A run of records
◆ ◆ ◆ ◆ ◆ ◆ ◆
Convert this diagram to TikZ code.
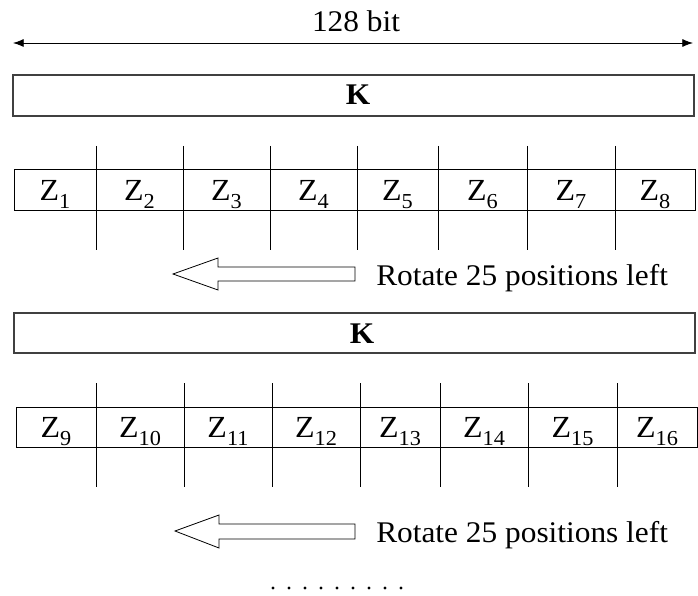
\documentclass[tikz,border=0pt]{standalone}
\usepackage{fontspec}
\setmainfont{Liberation Serif}
\usetikzlibrary{arrows.meta}
% text set slightly wide
\newcommand{\wide}[1]{\scalebox{1.045}[1]{#1}}
% Z with a lowered index
\newcommand{\zsub}[1]{Z\raisebox{-0.27em}{\fontsize{16}{17}\selectfont #1}}

\begin{document}
\begin{tikzpicture}[x=0.75pt,y=-0.75pt,
  lbl/.style={inner sep=0pt, font=\fontsize{22.5}{27}\selectfont},
  zlbl/.style={inner sep=0pt, font=\fontsize{23}{27}\selectfont},
  keybox/.style={draw=black!75, line width=1pt},
  cellrow/.style={draw=black, line width=0.75pt},
  divider/.style={draw=black, line width=0.75pt},
  hollow/.style={draw=black, line width=0.6pt, fill=white, line join=miter},
  dimline/.style={draw=black, line width=0.6pt,
    {Latex[length=8pt,width=6pt]}-{Latex[length=8pt,width=6pt]}}]
\useasboundingbox (0,0) rectangle (698,595);

% key width
\coordinate (wl) at (13,43);
\coordinate (wr) at (693,43);
\draw[dimline] (wl) -- (wr);
\node[lbl, anchor=base] (width) at (356,32) {\wide{128 bit}};

% first key
\draw[keybox] (13,75) rectangle (694,116);
\node[lbl, anchor=base] (k1) at (358,105) {\wide{\textbf{K}}};

% first eight subkeys
\draw[cellrow] (14,170) rectangle (695,210);
\foreach \x in {96,183,270,357,438,527,615}
  \draw[divider] (\x,146) -- (\x,250);
\foreach \i/\c in {1/55,2/139.5,3/226.5,4/313.5,5/397.5,6/482.5,7/571,8/655}
  \node[zlbl, anchor=base] (z\i) at (\c,200) {\wide{\zsub{\i}}};

% first rotation
\draw[hollow] (173,274) -- (218,258) -- (218,267) -- (355,267) -- (355,281)
  -- (218,281) -- (218,290) -- cycle;
\node[lbl, anchor=base west] (rot1) at (376,285) {\wide{Rotate 25 positions left}};

% rotated key
\draw[keybox] (14,313) rectangle (695,353);
\node[lbl, anchor=base] (k2) at (362,343) {\wide{\textbf{K}}};

% next eight subkeys
\draw[cellrow] (16,407) rectangle (697,447);
\foreach \x in {96,184,272,360,440,528,617}
  \draw[divider] (\x,383) -- (\x,487);
\foreach \i/\c in {9/56,10/140,11/228,12/316,13/400,14/484,15/572.5,16/657}
  \node[zlbl, anchor=base] (z\i) at (\c,437) {\wide{\zsub{\i}}};

% second rotation
\draw[hollow] (175,531) -- (219,515) -- (219,524) -- (355,524) -- (355,539)
  -- (219,539) -- (219,548) -- cycle;
\node[lbl, anchor=base west] (rot2) at (376,542) {\wide{Rotate 25 positions left}};

% continuation dots
\foreach \k in {0,...,8}
  \fill (273+16*\k,588) circle (1.7);
\end{tikzpicture}
\end{document}
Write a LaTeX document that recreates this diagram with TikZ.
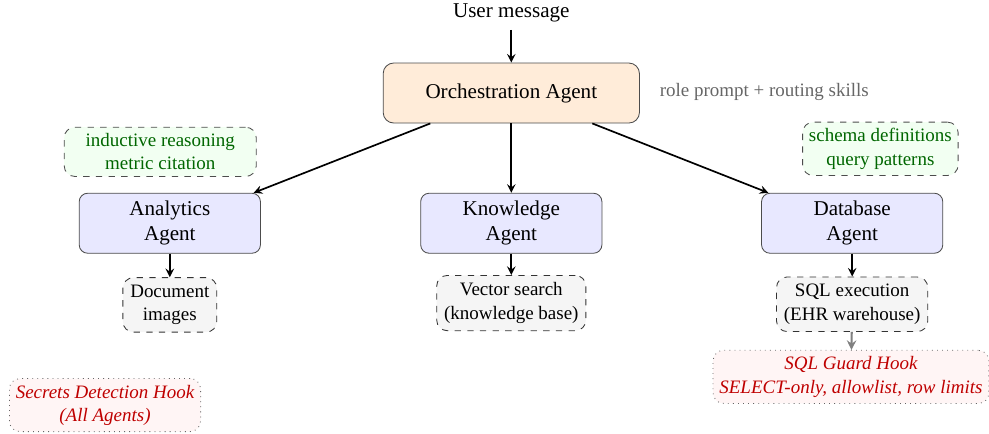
\documentclass[tikz,border=0pt]{standalone}
\usepackage{fontspec}
\setmainfont{Liberation Serif}
\usepackage{tikz}
\usetikzlibrary{arrows,positioning,calc,shapes}

\tikzset{
  agent/.style={draw=black!70,rounded corners=4pt,fill=blue!9,minimum width=3.02cm,minimum height=1cm,align=center},
  orchbox/.style={draw=black!70,rounded corners=5pt,fill=orange!15,minimum width=4.27cm,minimum height=1cm},
  skillnote/.style={draw=black!70,dashed,rounded corners=5pt,fill=green!5,text=green!40!black,font=\small,align=center,inner sep=3pt},
  toolbox/.style={draw=black!80,dashed,rounded corners=5pt,fill=black!4,font=\small,align=center,inner sep=3.5pt},
  hookbox/.style={draw=black!60,dotted,rounded corners=5pt,fill=red!4,text=red!75!black,font=\small\itshape,align=center,inner sep=3pt},
  flow/.style={->,>=stealth,thick}
}

\begin{document}
\begin{tikzpicture}
\useasboundingbox (0,0) rectangle (16.48,-7.22);

% Entry
\node (user) at (8.52,-0.22) {User message};
\node[orchbox] (orch) at (8.52,-1.55) {Orchestration Agent};
\node[anchor=west,text=black!60,font=\small] (orchnote) at (10.87,-1.53) {role prompt + routing skills};
\draw[flow] (user) -- (orch);

% Agents
\node[agent] (ana) at (2.83,-3.72) {Analytics\\Agent};
\node[agent] (know) at (8.52,-3.72) {Knowledge\\Agent};
\node[agent] (db) at (14.2,-3.72) {Database\\Agent};
\draw[flow] ([xshift=-1.35cm]orch.south) -- ([xshift=-0.12cm]ana.north east);
\draw[flow] (orch) -- (know);
\draw[flow] ([xshift=1.35cm]orch.south) -- ([xshift=0.12cm]db.north west);

% Skills
\node[skillnote,minimum width=3.2cm] (anaskill) at (2.67,-2.53) {inductive reasoning\\metric citation};
\node[skillnote] (dbskill) at (14.67,-2.48) {schema definitions\\query patterns};

% Tools
\node[toolbox] (docs) at (2.83,-5.08) {Document\\images};
\node[toolbox] (vec) at (8.52,-5.05) {Vector search\\(knowledge base)};
\node[toolbox] (sql) at (14.2,-5.07) {SQL execution\\(EHR warehouse)};
\draw[flow] (ana) -- (docs);
\draw[flow] (know) -- (vec);
\draw[flow] (db) -- (sql);

% Hooks
\node[hookbox] (guard) at (14.18,-6.28) {SQL Guard Hook\\SELECT-only, allowlist, row limits};
\node[hookbox] (secrets) at (1.75,-6.75) {Secrets Detection Hook\\(All Agents)};
\draw[flow,gray,line width=1pt] (sql) -- (guard);
\end{tikzpicture}
\end{document}
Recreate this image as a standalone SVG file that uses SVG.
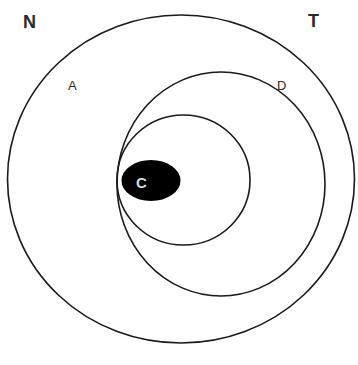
◆ ◆ ◆ ◆ ◆ ◆ ◆
## SET PROBLEM
Without the pictures, copy the entries from their first line through the line containing "anchor=base west] (rot2)", and only those lines.

## SOLUTION FOR THIS PROBLEM
Convert this diagram to TikZ code.
\documentclass[tikz,border=0pt]{standalone}
\usepackage{fontspec}
\setmainfont{Liberation Serif}
\usetikzlibrary{arrows.meta}
% text set slightly wide
\newcommand{\wide}[1]{\scalebox{1.045}[1]{#1}}
% Z with a lowered index
\newcommand{\zsub}[1]{Z\raisebox{-0.27em}{\fontsize{16}{17}\selectfont #1}}

\begin{document}
\begin{tikzpicture}[x=0.75pt,y=-0.75pt,
  lbl/.style={inner sep=0pt, font=\fontsize{22.5}{27}\selectfont},
  zlbl/.style={inner sep=0pt, font=\fontsize{23}{27}\selectfont},
  keybox/.style={draw=black!75, line width=1pt},
  cellrow/.style={draw=black, line width=0.75pt},
  divider/.style={draw=black, line width=0.75pt},
  hollow/.style={draw=black, line width=0.6pt, fill=white, line join=miter},
  dimline/.style={draw=black, line width=0.6pt,
    {Latex[length=8pt,width=6pt]}-{Latex[length=8pt,width=6pt]}}]
\useasboundingbox (0,0) rectangle (698,595);

% key width
\coordinate (wl) at (13,43);
\coordinate (wr) at (693,43);
\draw[dimline] (wl) -- (wr);
\node[lbl, anchor=base] (width) at (356,32) {\wide{128 bit}};

% first key
\draw[keybox] (13,75) rectangle (694,116);
\node[lbl, anchor=base] (k1) at (358,105) {\wide{\textbf{K}}};

% first eight subkeys
\draw[cellrow] (14,170) rectangle (695,210);
\foreach \x in {96,183,270,357,438,527,615}
  \draw[divider] (\x,146) -- (\x,250);
\foreach \i/\c in {1/55,2/139.5,3/226.5,4/313.5,5/397.5,6/482.5,7/571,8/655}
  \node[zlbl, anchor=base] (z\i) at (\c,200) {\wide{\zsub{\i}}};

% first rotation
\draw[hollow] (173,274) -- (218,258) -- (218,267) -- (355,267) -- (355,281)
  -- (218,281) -- (218,290) -- cycle;
\node[lbl, anchor=base west] (rot1) at (376,285) {\wide{Rotate 25 positions left}};

% rotated key
\draw[keybox] (14,313) rectangle (695,353);
\node[lbl, anchor=base] (k2) at (362,343) {\wide{\textbf{K}}};

% next eight subkeys
\draw[cellrow] (16,407) rectangle (697,447);
\foreach \x in {96,184,272,360,440,528,617}
  \draw[divider] (\x,383) -- (\x,487);
\foreach \i/\c in {9/56,10/140,11/228,12/316,13/400,14/484,15/572.5,16/657}
  \node[zlbl, anchor=base] (z\i) at (\c,437) {\wide{\zsub{\i}}};

% second rotation
\draw[hollow] (175,531) -- (219,515) -- (219,524) -- (355,524) -- (355,539)
  -- (219,539) -- (219,548) -- cycle;
\node[lbl, anchor=base west] (rot2) at (376,542) {\wide{Rotate 25 positions left}};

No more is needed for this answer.